The Jones case was one of only three losses she's had in the Supreme Court--out of the 10 cases she's argued there.

Changes Afield

Sullivan sees a variety of challenges facing Harvard in the coming years, including integrating technology into the schools.

"Like all universities, Harvard faces the challenge over the next decade of keeping the role of the university vibrant in a world where information collection and transmission has become so cheap," she wrote.

While cautioning that universities provide skills that distance learning cannot, she suggests the University should "explore ways to make some of its course activity available on-line to alumni or other public audiences."

Sullivan praises Harvard's humanities and social sciences programs, but also sees room for improvement in the applied sciences.

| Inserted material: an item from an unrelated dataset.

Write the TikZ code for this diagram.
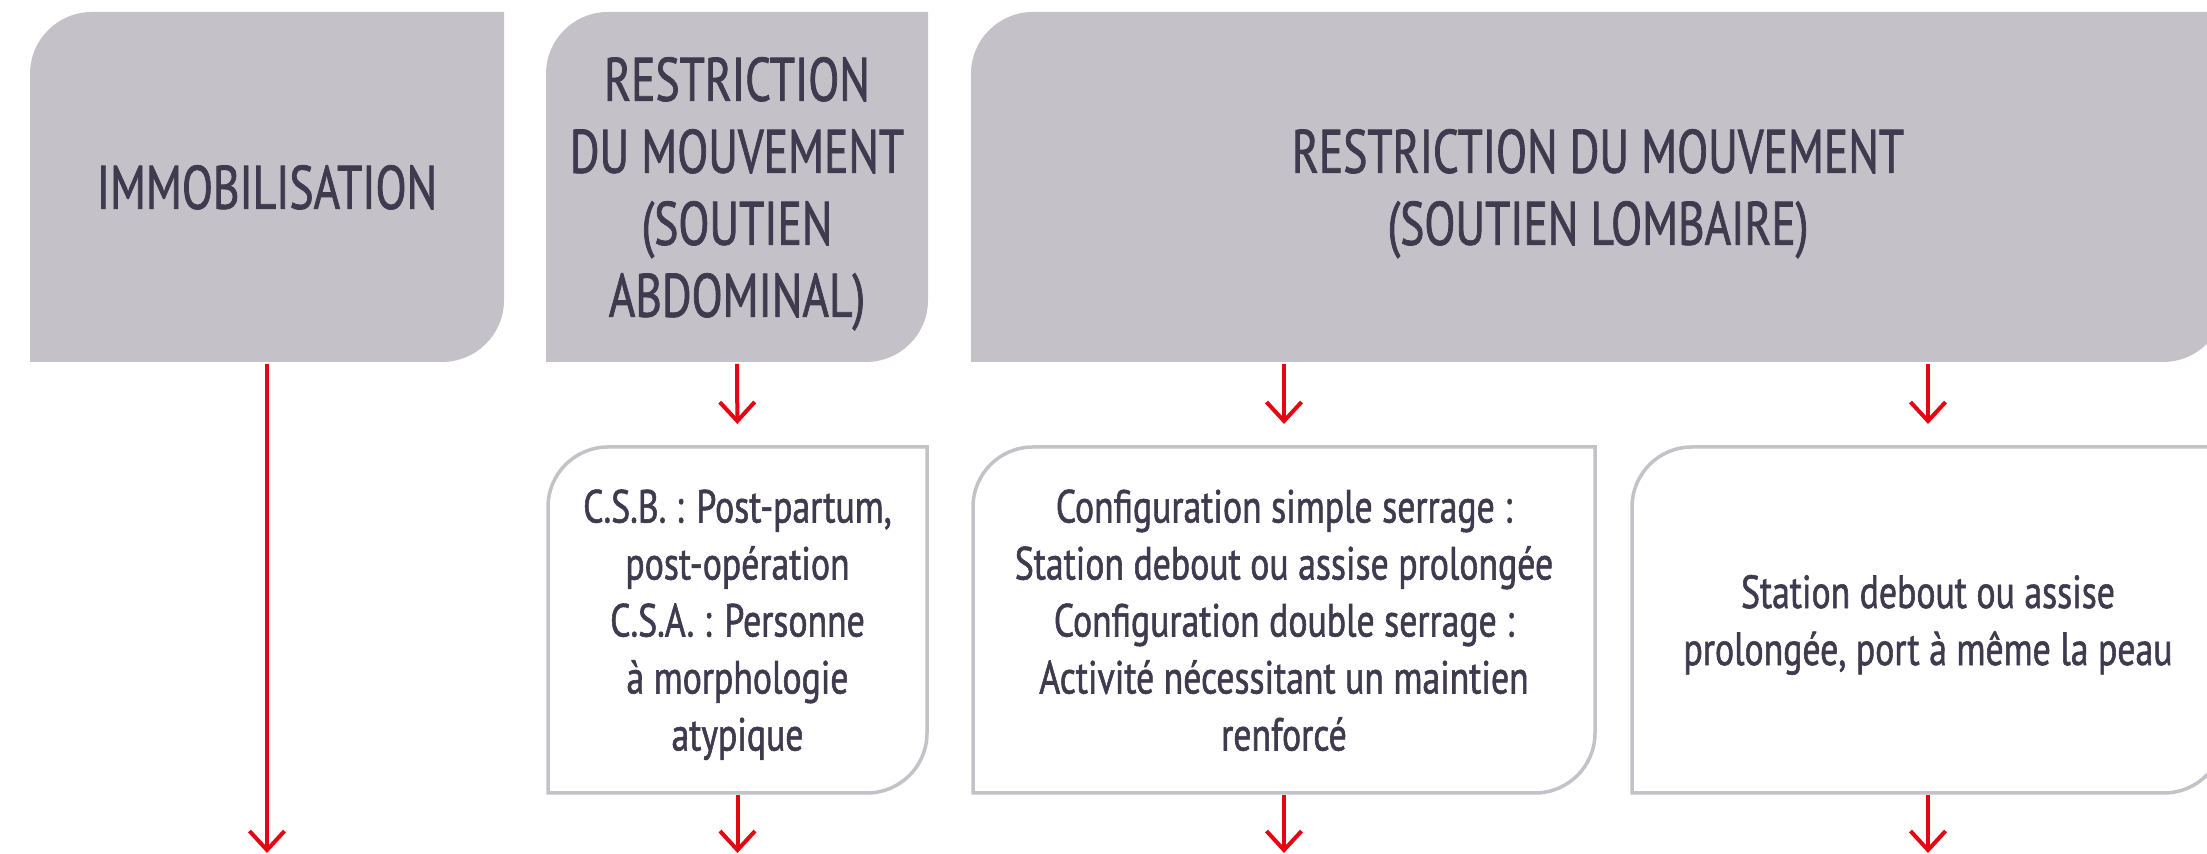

"The only area in which other great universities may have some comparative advantage is in the applied sciences--it is engineering and computer science that has made Stanford so dominant in stimulating the astonishing development of information technology," she wrote.

She also has been a strong proponent of smaller classes for undergraduates, touting Stanford's programs of first-year and sophomore seminars as a model for other colleges like Harvard's.

"Undergraduate education is about shaping habits of mind, not just conferring knowledge, and having at least some high-quality small class opportunities surely makes for better undergraduate education," she wrote.

She lists her favorite aspects of Harvard as "excellence, intensity, Fall and Spring." She's equally succinct in naming her least favorite aspect: "Winter."

Sullivan seems to take her weather seriously. When she moved from Harvard to Stanford in 1993, she quipped, "Who could resist teaching at a world-class law school in paradise?"

If her name remains on Harvard's short list, though, she might find herself suffering through the ice and snow of Harvard Yard once again.